Owner of Ashridge, the old monastery near Berkhamsted, and much of the surrounding land high up in the Chilterns. He commissioned the building of the present Ashridge House and the creation of Ashridge Park
21 May 1738
8 March 1803
Francis Egerton, the 3rd Duke of Bridgewater, was a descendent of Queen Elizabeth I’s Chancellor, Sir Thomas Egerton. He was a sickly boy, held in low esteem by his mother, when he inherited his title and substantial riches, including the old monastery and estates of Ashridge. But despite this unpromising start in life, as soon as he came of age he began to spend great energy and wealth in pioneering the building of canals in the north of England, taking huge financial risks but in the end greatly enlarging his fortune. His major new waterway, built near Manchester, was named after him – the Bridgewater Canal – said to be the first true canal in Britain. These canals were key factors - the arteries - that allowed the industrial revolution to boom in the early 19th century. After the Duke’s death a great monumental column to him was erected in the Ashridge Estate. Inscribed on it in large letters is the popular title he was given: The Father of Inland Navigation.
The Duke became the richest nobleman in England, but while he had been so much involved in his business enterprises, he had neglected Ashridge. When eventually he did turn his mind to it he decided to demolish the dilapidated old monastic buildings and replace them with a great palace, set in a magnificent landscaped park. But he died, still a bachelor, before this was achieved, and it was left to his heir to complete the work that is there to be seen today.
Ashridge House is now a business school with a world-wide reputation. Much of the great landscaped park is owned by the National Trust, together with adjoining features such as Ivinghoe Beacon. The house, its gardens and the estate are all well cared for.
An excellent book containing the story of the Egertons is A Prospect of Ashridge by Douglas Coult
A book with fine coloured illustrations, Ashridge – A Living History, by Kay Sanecki, is also in local bookshops.
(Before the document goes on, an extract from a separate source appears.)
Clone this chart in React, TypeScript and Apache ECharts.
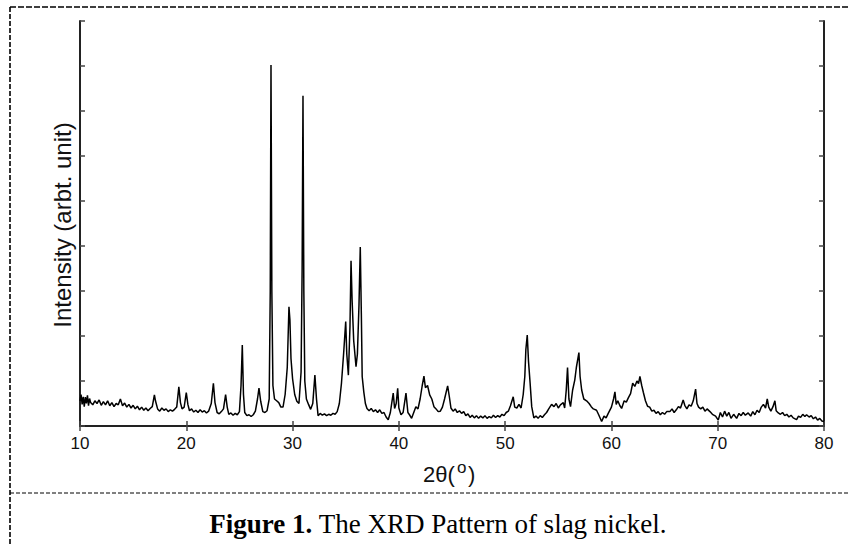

The Bridgewater Monument next to the National Trust Ashridge Estate Visitors’ Centre, with commanding views over the Chilterns and the Vale of Aylesbury, is open at weekends from March to October.
The Duke was buried in the family vault in Little Gaddesden Church, close to Ashridge, and among the fine collection of memorials to the Egertons to be seen in the church is one to him by Westmacott. This bears an inscription in Latin, the translation of which is ‘He sent barges where formerly the farmer tilled the fields’.